Digital Constructivism: HCI and Contemporary Style
From: manovich@ucsd.edu (Lev Manovich)
Date: Tue, 15 Dec 1998 20:59:29 -0800 (PST)
Lev Manovich
Digital Constructivism: HCI and Contemporary Style
In my exchange with Geert Lovink I called for Europeans to bring high style to HCI interface, creating Prada and Versage interfaces, and/or "art house" interfaces (Fellini, Greenaway).
THIS WAS A MISTAKE! I WAS BLIND! Let me try to correct this.
The current HCI is really THREE generations behind other areas of consumer culture. So we are not ready for Prada on the desktop yet.
Let us review the history of modern design (and society) to see why this maybe the case. This histor can be conviniently narrated as three *dialectical stages.
Stage 1 [Thesis] Modern design is born together with a consumer society in the 1920s. It was also the way to let the people swallow the ugly but economical industrial objects. "form follows function" was the ideology to do this. At the same time, the 1920s and the few decades which followed were characterized by mass societies: uniformity in ideology, lifestyle, ideas. Ford car in the West, Red flag in the East. In other words: every citizen got the same design (both for her objects and ideas). As Henry Ford put, one can have a model T in any color as long as it is black.
Stage 2 [Antithesis]
Break up of mass societies. From a single choice to multimple choice. Individualization which begins in the 1960s and reaches its extreme in the 1980s. By the 1980s we got design labels, extreme individualization, theatricalisation of subjectivity. In short, everybody trying to look different.
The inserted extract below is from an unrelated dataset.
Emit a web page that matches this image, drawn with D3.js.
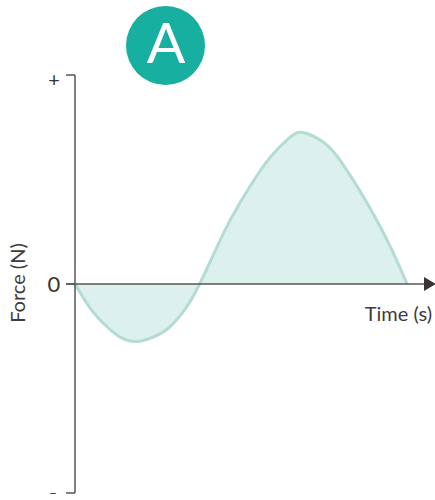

In fashion this is Gucci and Versage (the later, not suprisingly, is the darling of Russians, who are still psychologically recovering from the mass society era).
Stage 3 [Synthesis]:
The previous stage got too much, so the 1990s brought "no-style" style -- a refusal to wear recognisable labels, to stand out, to be a [consumer] subject. As the article in last Sunday (December 13, 1998) New York Times magasine puts this, "they [the new generation] reject exposing the subjectivity that is revealed when one piece of stuff is prefered to another...The private living space has taken on the guise of objectivity: neutral, value-free, as if this were a found space, not an impeccably designed one. The word outside, meanwhile, has become subjectified, rendered into a changing collage of personal whims and fancies." (page 66).
Nicely put. (Although in theory one should not wear designer cloves at all, third stage does have its own designers such as Helmut Lang. Or look at the post-industrial, post hi tech, post cozy interiors promoted by Wallpaper magazine.)
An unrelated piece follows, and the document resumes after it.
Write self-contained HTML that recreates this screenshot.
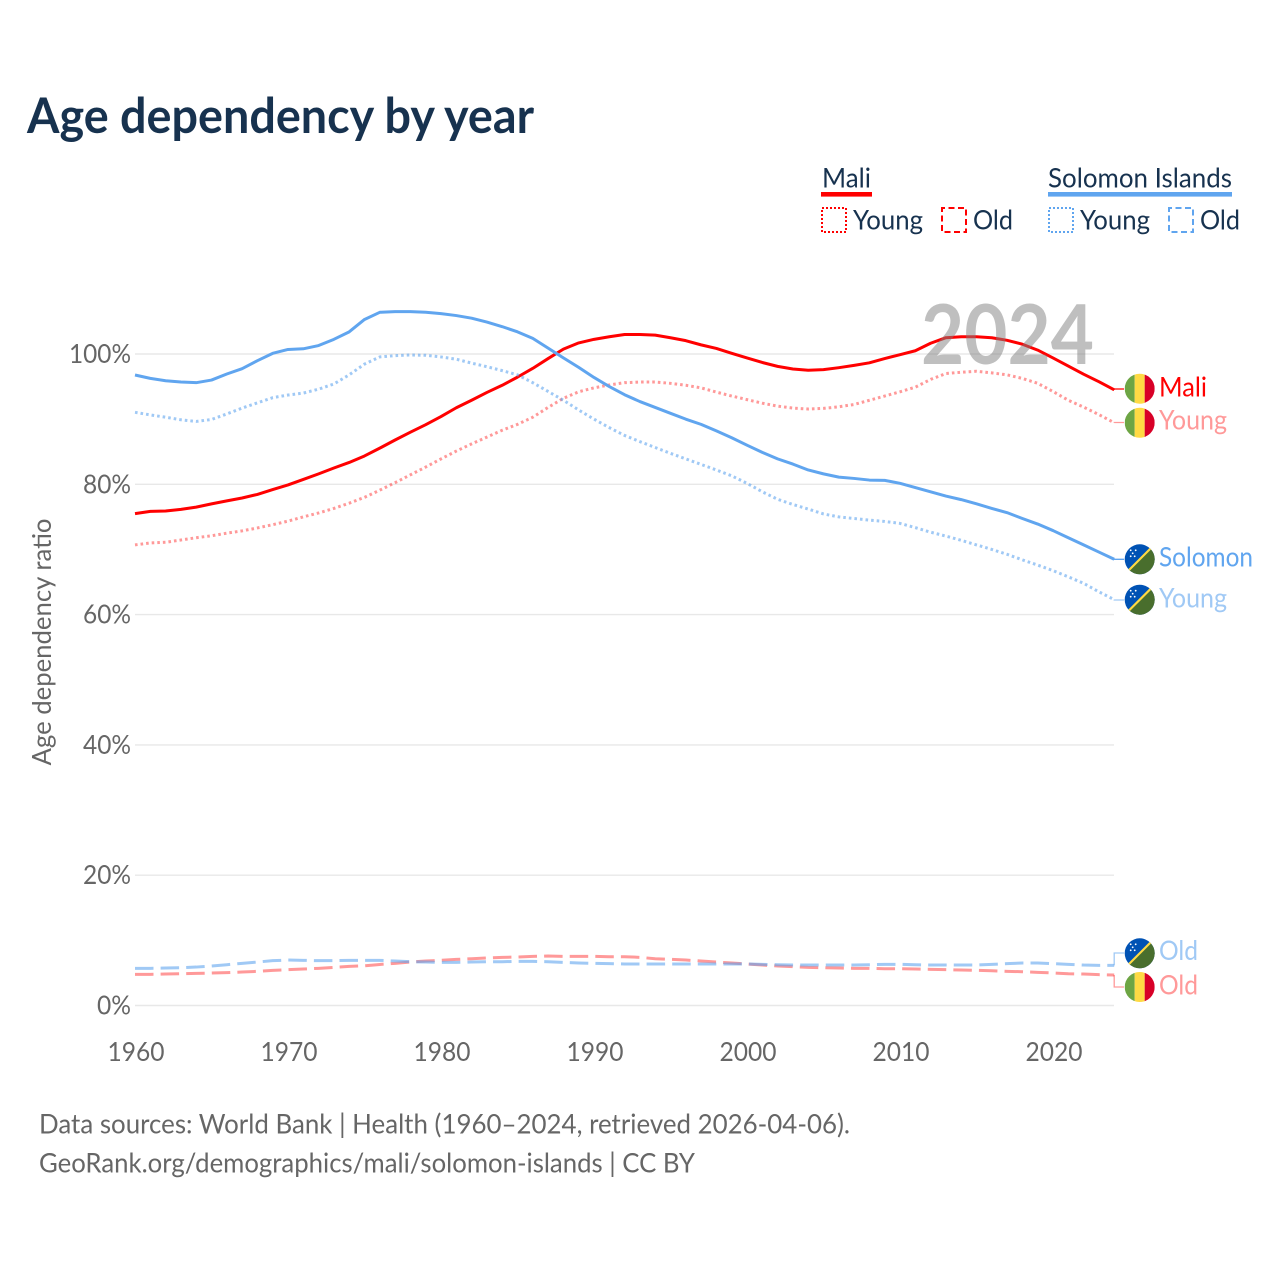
<!DOCTYPE html>
<html lang="en">
<head>
<meta charset="utf-8">
<title>Age dependency by year</title>
<style>
html,body{margin:0;padding:0;background:#fff}
svg{display:block;font-family:"Lato","Carlito","Liberation Sans",sans-serif}
</style>
</head>
<body>
<svg id="chart" xmlns="http://www.w3.org/2000/svg" width="1280" height="1280" viewBox="0 0 1280 1280">
  <defs>
    <clipPath id="flag-clip"><circle cx="0" cy="0" r="15"></circle></clipPath>
    <g id="flag-mali" clip-path="url(#flag-clip)">
      <rect x="-15" y="-16" width="10" height="32" fill="#6da544"></rect>
      <rect x="-5" y="-16" width="10" height="32" fill="#ffda44"></rect>
      <rect x="5" y="-16" width="10" height="32" fill="#d80027"></rect>
    </g>
    <g id="flag-solomon" clip-path="url(#flag-clip)">
      <rect x="-16" y="-16" width="32" height="32" fill="#0052b4"></rect>
      <polygon points="16,-16 16,16 -16,16" fill="#496e2d"></polygon>
      <line x1="-16" y1="16" x2="16" y2="-16" stroke="#ffda44" stroke-width="2.2"></line>
      <g fill="#fff">
        <circle cx="-9" cy="-3" r="0.9"></circle><circle cx="-5" cy="-3" r="0.9"></circle>
        <circle cx="-7" cy="-6" r="0.9"></circle><circle cx="-9" cy="-9" r="0.9"></circle><circle cx="-4" cy="-9" r="0.9"></circle>
      </g>
    </g>
  </defs>

  <text x="27" y="133" font-size="48.5" font-weight="700" fill="#17324f" textLength="507" lengthAdjust="spacingAndGlyphs">Age dependency by year</text>

  <g font-size="27.5" fill="#17324f">
    <text x="822" y="187.5" textLength="49" lengthAdjust="spacingAndGlyphs">Mali</text>
    <rect x="821" y="192" width="51" height="4.6" fill="#ff0000"></rect>
    <rect x="822" y="208" width="24" height="24" fill="none" stroke="#ff0000" stroke-width="2" stroke-dasharray="2 2"></rect>
    <text x="853" y="229.5" textLength="70" lengthAdjust="spacingAndGlyphs">Young</text>
    <rect x="942" y="208" width="24" height="24" fill="none" stroke="#ff0000" stroke-width="2" stroke-dasharray="6 3.5" stroke-dashoffset="3"></rect>
    <text x="973" y="229.5" textLength="40" lengthAdjust="spacingAndGlyphs">Old</text>

    <text x="1048" y="187.5" textLength="184" lengthAdjust="spacingAndGlyphs">Solomon Islands</text>
    <rect x="1048" y="192" width="184" height="4.6" fill="#60a5ef"></rect>
    <rect x="1049" y="208" width="24" height="24" fill="none" stroke="#60a5ef" stroke-width="2" stroke-dasharray="2 2"></rect>
    <text x="1080" y="229.5" textLength="70" lengthAdjust="spacingAndGlyphs">Young</text>
    <rect x="1169" y="208" width="24" height="24" fill="none" stroke="#60a5ef" stroke-width="2" stroke-dasharray="6 3.5" stroke-dashoffset="3"></rect>
    <text x="1200" y="229.5" textLength="40" lengthAdjust="spacingAndGlyphs">Old</text>
  </g>

  <g id="grid"></g>
  <g id="ticks" font-size="26" fill="#666666"></g>
  <text transform="translate(51,642) rotate(-90)" text-anchor="middle" font-size="26" fill="#666666" textLength="247" lengthAdjust="spacingAndGlyphs">Age dependency ratio</text>
  <g id="series" fill="none"></g>

  <text x="921" y="364" font-size="82" font-weight="700" fill="#808080" fill-opacity="0.5" textLength="173" lengthAdjust="spacingAndGlyphs">2024</text>

  <g font-size="27.5">
    <use href="#flag-mali" x="1139.7" y="388.7"></use>
    <text x="1159" y="396.5" fill="#ff0000" textLength="48" lengthAdjust="spacingAndGlyphs">Mali</text>
    <use href="#flag-mali" x="1139.7" y="422.8"></use>
    <text x="1159" y="429.5" fill="#ff9999" textLength="68" lengthAdjust="spacingAndGlyphs">Young</text>
    <use href="#flag-solomon" x="1139.7" y="559.3"></use>
    <text x="1159" y="566.5" fill="#60a5ef" textLength="94" lengthAdjust="spacingAndGlyphs">Solomon</text>
    <use href="#flag-solomon" x="1139.7" y="599.7"></use>
    <text x="1159" y="607.5" fill="#a0c9f5" textLength="68" lengthAdjust="spacingAndGlyphs">Young</text>
    <use href="#flag-solomon" x="1139.7" y="953.3"></use>
    <text x="1159" y="960" fill="#a0c9f5" textLength="39" lengthAdjust="spacingAndGlyphs">Old</text>
    <use href="#flag-mali" x="1139.7" y="987"></use>
    <text x="1159" y="994.5" fill="#ff9999" textLength="39" lengthAdjust="spacingAndGlyphs">Old</text>
  </g>

  <g font-size="27" fill="#666666">
    <text x="39" y="1133.5" textLength="811" lengthAdjust="spacingAndGlyphs">Data sources: World Bank | Health (1960–2024, retrieved 2026-04-06).</text>
    <text x="39" y="1172.5" textLength="656" lengthAdjust="spacingAndGlyphs">GeoRank.org/demographics/mali/solomon-islands | CC BY</text>
  </g>
</svg>

<script>
const firstYear = 1960;
const xTickYears = [1960, 1970, 1980, 1990, 2000, 2010, 2020];
const yTickValues = [0, 20, 40, 60, 80, 100];

const maliTotal = [75.5,75.85,75.9,76.15,76.5,77.0,77.45,77.9,78.45,79.2,79.9,80.75,81.6,82.5,83.35,84.35,85.55,86.8,88.0,89.15,90.4,91.75,92.9,94.1,95.2,96.45,
  97.8,99.3,100.75,101.7,102.25,102.65,103.0,103.0,102.9,102.5,102.05,101.4,100.85,100.1,99.4,98.7,98.1,97.7,97.5,
  97.6,97.9,98.25,98.65,99.3,99.9,100.5,101.65,102.5,102.65,102.65,102.5,102.1,101.5,100.6,99.4,98.15,96.9,95.75,94.5];
const maliYoung = [70.7,71.0,71.1,71.45,71.8,72.1,72.5,72.85,73.3,73.8,74.35,75.0,75.6,76.3,77.1,78.0,79.1,80.25,81.45,82.65,83.9,85.1,86.2,87.25,88.3,89.2,
  90.3,91.8,93.2,94.2,94.8,95.25,95.6,95.7,95.7,95.5,95.2,94.8,94.15,93.55,93.0,92.45,92.0,91.7,91.55,
  91.65,91.9,92.25,92.9,93.55,94.2,94.9,96.1,97.0,97.2,97.35,97.1,96.8,96.25,95.5,94.25,92.9,91.85,90.7,89.45];
const maliOld = [4.78,4.78,4.83,4.88,4.93,4.98,5.04,5.14,5.24,5.39,5.5,5.6,5.7,5.85,6.0,6.1,6.3,6.47,6.67,6.83,6.93,7.08,7.18,7.29,7.39,7.44,7.54,7.59,7.54,7.54,7.54,7.49,
  7.49,7.39,7.18,7.08,6.98,6.83,6.67,6.52,6.37,6.21,6.06,5.96,5.85,5.8,5.75,5.7,5.7,5.65,5.65,5.6,5.55,5.5,5.45,5.39,5.34,5.24,5.19,5.09,4.99,4.88,4.83,4.73,4.68];
const solomonTotal = [96.78,96.26,95.9,95.7,95.6,96.0,96.93,97.75,98.97,100.1,100.7,100.8,101.3,102.25,103.4,105.3,106.4,106.5,106.5,106.4,106.2,105.9,105.5,104.9,104.2,103.4,
  102.4,100.9,99.4,97.95,96.4,95.0,93.75,92.7,91.8,90.9,90.0,89.2,88.2,87.15,86.0,84.9,83.9,83.1,82.2,
  81.6,81.1,80.9,80.65,80.6,80.15,79.5,78.85,78.2,77.65,77.0,76.3,75.65,74.75,73.9,72.9,71.8,70.7,69.6,68.5];
const solomonYoung = [91.05,90.65,90.3,89.9,89.65,89.95,90.8,91.7,92.5,93.3,93.7,94.0,94.6,95.4,96.8,98.45,99.55,99.75,99.85,99.8,99.55,99.2,98.6,98.05,97.45,96.8,
  95.6,94.25,92.9,91.4,90.0,88.7,87.5,86.55,85.65,84.75,83.9,83.05,82.2,81.3,80.15,78.85,77.7,76.9,76.2,
  75.45,75.0,74.75,74.5,74.3,74.0,73.35,72.65,72.05,71.4,70.7,70.0,69.25,68.4,67.6,66.75,65.8,64.8,63.5,62.3];
const solomonOld = [5.7,5.7,5.75,5.8,5.9,6.06,6.26,6.47,6.67,6.88,6.98,6.93,6.88,6.88,6.93,6.93,6.93,6.83,6.72,6.67,6.62,6.62,6.67,6.72,6.72,6.78,6.78,6.72,6.62,6.52,6.47,6.42,
  6.37,6.37,6.37,6.37,6.37,6.37,6.37,6.37,6.37,6.32,6.26,6.21,6.21,6.21,6.21,6.21,6.26,6.32,6.32,6.26,6.21,6.21,6.21,6.21,6.32,6.42,6.52,6.52,6.42,6.32,6.21,6.16,6.16];

const SVGNS = 'http://www.w3.org/2000/svg';
function xScale(year) { return 135 + (year - firstYear) * 15.3; }
function yScale(value) { return 1005.5 - value * 6.515; }
function make(tag, parent, attrs) {
  const el = document.createElementNS(SVGNS, tag);
  for (const k in attrs) el.setAttribute(k, attrs[k]);
  parent.appendChild(el);
  return el;
}

const gridGroup = document.getElementById('grid');
const tickGroup = document.getElementById('ticks');
const seriesGroup = document.getElementById('series');

yTickValues.forEach(function (v) {
  const line = make('line', gridGroup, {x1: 135, x2: 1114, y1: yScale(v), y2: yScale(v), stroke: '#e8e8e8', 'stroke-width': 1.4});
  
  
  const label = String(v) + '%';
  const t = make('text', tickGroup, {x: 131, y: yScale(v) + 9, 'text-anchor': 'end', textLength: 14 * String(v).length + 20, lengthAdjust: 'spacingAndGlyphs'});
  t.textContent = label;
  
  
});

xTickYears.forEach(function (yr) {
  const t = make('text', tickGroup, {x: xScale(yr) + 1, y: 1061, 'text-anchor': 'middle', textLength: 57, lengthAdjust: 'spacingAndGlyphs'});
  t.textContent = String(yr);
  
  
});

function drawSeries(name, values, color, opacity, dash, flagY) {
  const d = values.map(function (v, i) {
    return (i ? 'L' : 'M') + xScale(firstYear + i).toFixed(2) + ' ' + yScale(v).toFixed(2);
  }).join(' ');
  const path = make('path', seriesGroup, {d: d, stroke: color, 'stroke-opacity': opacity, 'stroke-width': 3, 'stroke-linejoin': 'round'});
  if (dash) path.setAttribute('stroke-dasharray', dash);
  
  
  const endX = xScale(firstYear + values.length - 1);
  const endY = yScale(values[values.length - 1]);
  const link = make('path', seriesGroup, {d: 'M' + endX.toFixed(2) + ' ' + endY.toFixed(2) + ' V' + flagY + ' H1124', stroke: color, 'stroke-opacity': opacity, 'stroke-width': 1.3});
  
  
}

const DOT = '2.6 3';
const DASH = '18.5 7.1';
drawSeries('mali-old', maliOld, '#ff0000', 0.4, DASH, 987);
drawSeries('mali-young', maliYoung, '#ff0000', 0.4, DOT, 422.5);
drawSeries('mali-total', maliTotal, '#ff0000', 1, '', 389);
drawSeries('solomon-old', solomonOld, '#60a5ef', 0.6, DASH, 953);
drawSeries('solomon-young', solomonYoung, '#60a5ef', 0.6, DOT, 600);
drawSeries('solomon-total', solomonTotal, '#60a5ef', 1, '', 559.3);
</script>
</body>
</html>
Now lets apply this to HCI:
HCI seems to belong to the era of mass society [1920-1950s], before the 1980s and the 1990s: General Electric TV soaps, Communist Party logos stamped everywhere. Every computer user is looking at the same icons and is greeted by the same Windows logo every time the machine is started. The little customization you can do ("Customize my Desktop...") only renders the monolithic design more obvious. Sure, in communist high school the girls could vary the length of their skirts few inches.
So, when I called in my dialog with Geert for Prada interface I wanted to bring HCI into the 1980s. But the real question is: just as Communists thought that it may be possible for a society to jump from a feudal system into communism, bypassing capitalism, can HCI design jump directly from the 1930s into the 1990s? Or maybe even 2000s?
How would "no-design," anti-subjectified interface look like? Like Shulgin's and Jodi's pages? Yet, Jodi interface pretty quickly became a label, now to be found on Web art sites everywhere. Shulgin almost became a label with Form Art, but then he wisely escaped from net.art into music.
And while we are on the subject, what is this business with everybody having their own *individual, *subjectified Web page? The 1980s resistance to 1930s Microsoft Empire? Can't we do better?